An attack on democracy?


The March 22nd murders in Westminster have been described as an attack on democracy and an assault on our constitution but I think that this is wildly over the top and actually elevates the actions of a pathetic failure as a human being who achieved nothing in his life except the brutal slaughter of some good and decent people and the contempt of all.

In a darkened bedroom a sad soul may gloat in the flickering light of a computer screen and the nihilists of Daesh may seek to posthumously recognise he who they choose to describe as a soldier but sane and civilised people will see him for what he was and few will mourn his passing.

I don’t see evidence of an assault on democracy.

The Daily Mail is more than capable of taking care of that responsibility and in their headlong hurtling journey over the cliff and into the gutter they manage to exceed even the lowest expectations whether it be their labelling of the Law Lords as “enemies of the people” or the sickening sniggering sweaty stupidity of a front page devoted to the legs of two women.

No – Wednesday was an attack for sure but as we whiled away the lonely hours in the Chamber none of us felt that democracy was the target.

Like so many moments of crisis there were long periods of stultifying boredom interspersed with occasions of high drama – as when one of the counter terrorism officers hoofed in the door from the Members’ Lobby to the tea room corridor and sent a beautiful piece of Victorian brass door furniture flying across the Lobby.

Bizarrely the firearms officers wore what looked like mattresses on their backs – presumable as an anti-blast precaution in the same way as once we pushed mattresses against the windows of the Europa Hotel in Belfast – but also thin soled slippers that looked like something a ballet dancer would wear.

In the Chamber a couple of hundred MPs and a fair sprinkling of civilians tended to channel either the spirit of the blitz or the Lord of The Flies and panic did start to set in as all the smart ‘phones ran out of power and things got a little tasty around the charging point in the post office.

As the possessor of an excellent no frills Nokia from the last century I had no such problems and the three month battery life for which that handy tool is noted served me well.

A more entrepreneurial person might have flogged a few minutes of ‘phone time but socialism survives even in extremis.

After about three hours some were feeling the pangs of hunger and it was suggested that we may have to eat Tom Watson if we were kettled for any length of time.

Amidst objections by vegetarians it was suggested that perhaps a raiding party could be dispatched to the tea room and all that could be scavenged be rushed back to us. When the mounds of Tunnock’s tea cakes and prawn sandwiches appeared the noble Catherine McKinnell immediately suggested that all the visitors and staff members trapped with us should get first dibs at the food.

The SNP cadre did not agree – or did not hear – and in what was described as a buffet version of the Barnett formula they fell upon the provender like a tartan wolf on the fold.

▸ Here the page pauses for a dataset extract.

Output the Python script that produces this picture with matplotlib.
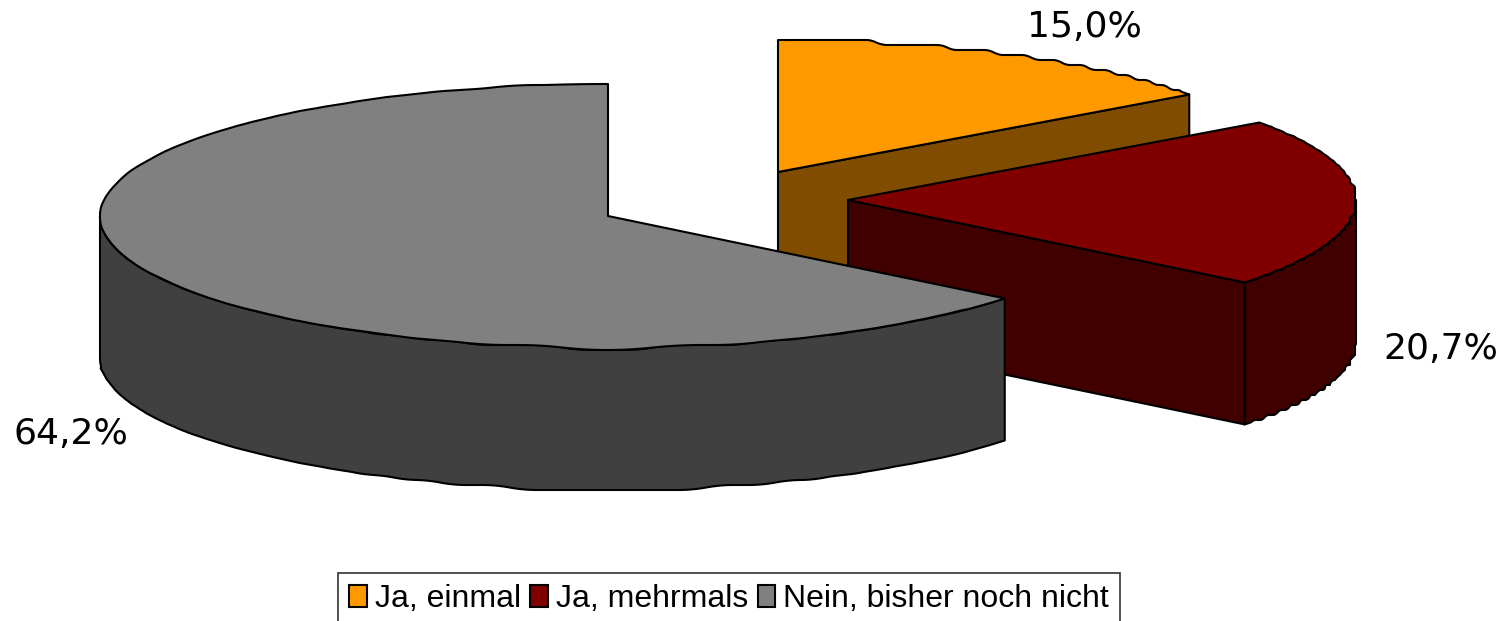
import numpy as np
import matplotlib
matplotlib.use('Agg')
import matplotlib.pyplot as plt
from matplotlib.patches import Patch, Polygon

# Chart values
categories = ['Ja, einmal', 'Ja, mehrmals', 'Nein, bisher noch nicht']
shares = [15.0, 20.7, 64.2]
share_labels = ['15,0%', '20,7%', '64,2%']

# Colours per slice
top_colors = ['#FF9900', '#800000', '#808080']
side_colors = ['#804C00', '#400000', '#404040']

# Pie geometry in picture pixels
centers = [(778, 172), (848, 200), (608, 216)]
rx, ry = 508, 132
depth = 142
label_pos = [(1084, 27), (1441, 349), (71, 434)]
edge_lw = 1.5
step = 5  # the source was a low-res bitmap, its outline is a bit stepped


def rim(cx, cy, a0, a1, drop=0):
    # Points on the ellipse, angles in degrees clockwise from 12 o'clock
    a = np.radians(np.linspace(a0, a1, 400))
    pts = np.column_stack((cx + rx * np.sin(a), cy - ry * np.cos(a) + drop))
    snapped = np.round(pts / step) * step
    for k in range(2):
        snapped = np.column_stack((np.convolve(snapped[:, 0], np.ones(9) / 9, mode='same'),
                                   np.convolve(snapped[:, 1], np.ones(9) / 9, mode='same')))
    # Ends stay exact so that the cut faces meet
    snapped[:12] = pts[:12]
    snapped[-12:] = pts[-12:]
    return snapped


def add_poly(ax, pts, color):
    ax.add_patch(Polygon(pts, closed=True, facecolor=color, edgecolor='black',
                         linewidth=edge_lw, joinstyle='round'))


fig = plt.figure(figsize=(15.11, 6.21), dpi=100)
ax = fig.add_axes([0, 0, 1, 1])
ax.set_xlim(0, 1511)
ax.set_ylim(621, 0)
ax.axis('off')

# Slices run clockwise from the top, back ones get drawn first
total = sum(shares)
start = 0
for i, share in enumerate(shares):
    end = start + 360 * share / total
    if i == len(shares) - 1:
        end = 360
    cx, cy = centers[i]

    # Cut face at the end of the slice, only seen when it faces the viewer
    if end < 180:
        edge = np.array([cx + rx * np.sin(np.radians(end)), cy - ry * np.cos(np.radians(end))])
        add_poly(ax, [(cx, cy), edge, edge + (0, depth), (cx, cy + depth)], side_colors[i])

    # Outer wall, front half of the ellipse only
    w0, w1 = max(start, 90), min(end, 270)
    if w0 < w1:
        add_poly(ax, np.vstack((rim(cx, cy, w0, w1),
                                rim(cx, cy, w1, w0, depth))), side_colors[i])

    # Top face
    add_poly(ax, np.vstack(([(cx, cy)], rim(cx, cy, start, end))), top_colors[i])
    start = end

for txt, (x, y) in zip(share_labels, label_pos):
    ax.text(x, y, txt, fontsize=26, ha='center', va='center', color='black',
            family='DejaVu Sans')

handles = [Patch(facecolor=c, edgecolor='black', linewidth=1.5) for c in top_colors]
leg = ax.legend(handles, categories, ncol=3, loc='upper left',
                bbox_to_anchor=(338, 573), bbox_transform=ax.transData,
                prop={'family': 'Liberation Sans', 'size': 23},
                frameon=True, fancybox=False, framealpha=1, edgecolor='#333333',
                borderaxespad=0, borderpad=0.35, handlelength=0.55, handleheight=0.7,
                handletextpad=0.25, columnspacing=0.3)
leg.get_frame().set_linewidth(1.2)

fig.savefig('out.png', dpi=100)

Throughout the desperate hours one figure remained calm and in control – Lindsay Hoyle, the Deputy Speaker, really rose to greatness on this afternoon and whilst there were rumours – surely base – that the Speaker was regretful that it was not he who was in the Chair when the dramatic announcement was made we were all grateful that the People’s Lindsay was on the bridge.

If his was the proof of greatness there were others who did not have a good afternoon. Word reached us that Their Lordships were not inconsiderably perturbed that as their House had not formally commenced business that were not entitled to their allowances – even though they were as kettled as we were, albeit in rather more luxurious surroundings.

Poor Tulip Siddiq was desperate to collect her infant child from the crèche but was not able to do so while others who should have known better tried to remonstrate with the doorkeepers and ask to be slipped through the cordon as they had important matters pertaining to the future of Her Majesty’s Loyal Opposition to attend to.

In fact it was the men and women in tights and tailcoats who were the real heroes and heroines of the day.

By about seven pm we were back in our offices and as I climbed up to the second floor of 1 Parliament Street I encountered a wondrous smell that proved to be a vast stock of sausages, chips, eggs and beans prepared by the cooks at their own initiative with no prompting at all from management.

The fact that one of these noble culinary artists is also the Staff Side TU Rep did not surprise me.

At the end of the day we had survived with a few minor inconveniences.

PC Keith Palmer and the victims on Westminster Bridge were dead. That puts things into perspective and anyone who dared to moan about our experience needs to get a sense of proportion – as does the press that reported the day as if London had fallen.